Task:
Beginning with the first line, set down every line through the one containing "rounded corners=16pt, minimum", exactly as it appears, but not the pictures.

=-=-=

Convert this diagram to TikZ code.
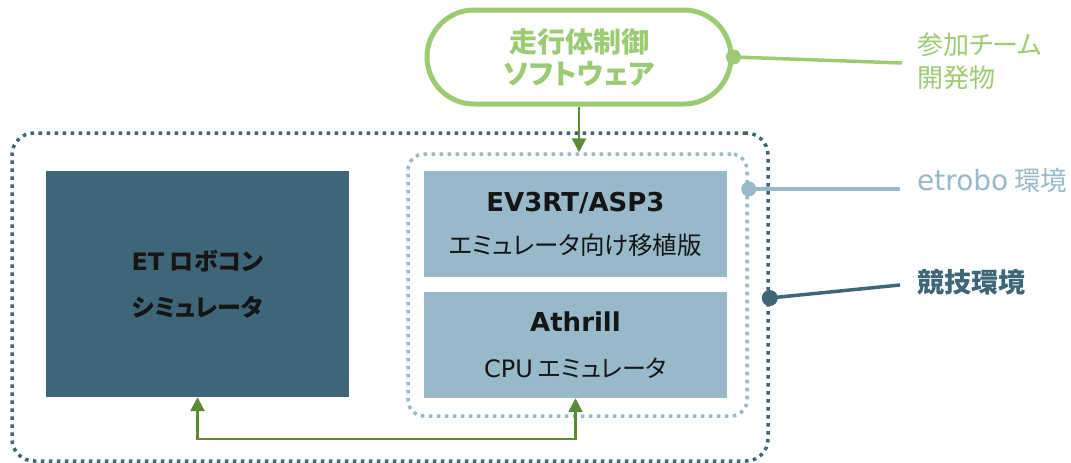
\documentclass[tikz,border=0pt]{standalone}
\usepackage{fontspec}
\setmainfont{DejaVu Sans}
\newfontfamily\jp[RawFeature=+palt]{Noto Sans CJK JP}
\usetikzlibrary{arrows.meta}
\definecolor{lgreen}{HTML}{9DCB73}
\definecolor{dgreen}{HTML}{5A8A33}
\definecolor{tealD}{HTML}{3E6678}
\definecolor{lblue}{HTML}{97B9CA}
\definecolor{ink}{HTML}{151515}
\begin{document}
\begin{tikzpicture}[x=1pt,y=-1pt,
  box/.style={rectangle, minimum width=303pt, minimum height=106pt, inner sep=0pt, align=center, text=ink},
  dotbox/.style={draw, rectangle, inner sep=0pt, line width=3.5pt, dash pattern=on 3.5pt off 4.5pt},
  lab/.style={anchor=west, inner sep=0pt, align=left},
  conn/.style={line width=2.5pt, dgreen, -{Triangle[length=14pt,width=14pt]}},
  leader/.style={line width=3.5pt},
]
\useasboundingbox (0,0) rectangle (1071,463);

% containers
\node[dotbox, tealD, rounded corners=22pt, minimum width=756pt, minimum height=328pt] (comp) at (390,297) {};
\node[dotbox, lblue, rounded corners=16pt, minimum width=339pt, minimum height=262pt] (env) at (577.5,285) {};

% boxes
\node[box, fill=tealD, minimum height=226pt, font=\jp\bfseries\fontsize{24}{46}\selectfont] (sim) at (197.5,284)
  {{\fontspec{DejaVu Sans}\bfseries ET} ロボコン\\シミュレータ};
\node[box, fill=lblue, font=\jp\fontsize{24.5}{43}\selectfont] (ev3) at (575.5,224)
  {{\fontspec{DejaVu Sans}\bfseries\fontsize{26}{43}\selectfont EV3RT/ASP3}\\エミュレータ向け移植版};
\node[box, fill=lblue, font=\jp\fontsize{24}{46}\selectfont] (ath) at (575.5,345)
  {{\fontspec{DejaVu Sans}\bfseries\fontsize{26}{46}\selectfont Athrill}\\{\fontspec{DejaVu Sans}CPU} エミュレータ};

% software
\node[draw=lgreen, line width=5pt, rounded corners=47pt, minimum width=304pt, minimum height=94pt, inner sep=0pt,
      align=center, text=lgreen, font=\jp\bfseries\fontsize{28}{32}\selectfont] (sw) at (579,57)
  {走行体制御\\ソフトウェア};

% arrows
\draw[conn] (sw.south) -- (sw.south |- env.north);
\coordinate (bot) at (385,439);
\draw[line width=2.5pt, dgreen, {Triangle[length=14pt,width=14pt]}-{Triangle[length=14pt,width=14pt]}]
  (sim.south) |- (bot) -| (ath.south);

% labels
\node[lab, text=lgreen, font=\jp\fontsize{26}{33}\selectfont] (l1) at (917,61.5) {参加チーム\\開発物};
\node[lab, text=lblue, font=\jp\fontsize{26.5}{33}\selectfont] (l2) at (917,180) {{\fontspec{DejaVu Sans}\fontsize{28}{33}\selectfont etrobo} 環境};
\node[lab, text=tealD, font=\jp\bfseries\fontsize{27}{33}\selectfont] (l3) at (917,282) {競技環境};

\coordinate (e1) at (902,63);
\coordinate (e2) at (900,189);
\coordinate (e3) at (900,285);
\coordinate (c2) at (env.east |- e2);
\coordinate (c3) at (comp.east |- 0,298);

\draw[leader, lgreen] (sw.east) -- (e1);
\fill[lgreen] (sw.east) circle (7.5pt);
\draw[leader, lblue] (c2) -- (e2);
\fill[lblue] (c2) circle (7.5pt);
\draw[leader, tealD] (c3) -- (e3);
\fill[tealD] (c3) circle (8pt);
\end{tikzpicture}
\end{document}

=-=-=

Answer to the problem:
Convert this diagram to TikZ code.
\documentclass[tikz,border=0pt]{standalone}
\usepackage{fontspec}
\setmainfont{DejaVu Sans}
\newfontfamily\jp[RawFeature=+palt]{Noto Sans CJK JP}
\usetikzlibrary{arrows.meta}
\definecolor{lgreen}{HTML}{9DCB73}
\definecolor{dgreen}{HTML}{5A8A33}
\definecolor{tealD}{HTML}{3E6678}
\definecolor{lblue}{HTML}{97B9CA}
\definecolor{ink}{HTML}{151515}
\begin{document}
\begin{tikzpicture}[x=1pt,y=-1pt,
  box/.style={rectangle, minimum width=303pt, minimum height=106pt, inner sep=0pt, align=center, text=ink},
  dotbox/.style={draw, rectangle, inner sep=0pt, line width=3.5pt, dash pattern=on 3.5pt off 4.5pt},
  lab/.style={anchor=west, inner sep=0pt, align=left},
  conn/.style={line width=2.5pt, dgreen, -{Triangle[length=14pt,width=14pt]}},
  leader/.style={line width=3.5pt},
]
\useasboundingbox (0,0) rectangle (1071,463);

% containers
\node[dotbox, tealD, rounded corners=22pt, minimum width=756pt, minimum height=328pt] (comp) at (390,297) {};
\node[dotbox, lblue, rounded corners=16pt, minimum width=339pt, minimum height=262pt] (env) at (577.5,285) {};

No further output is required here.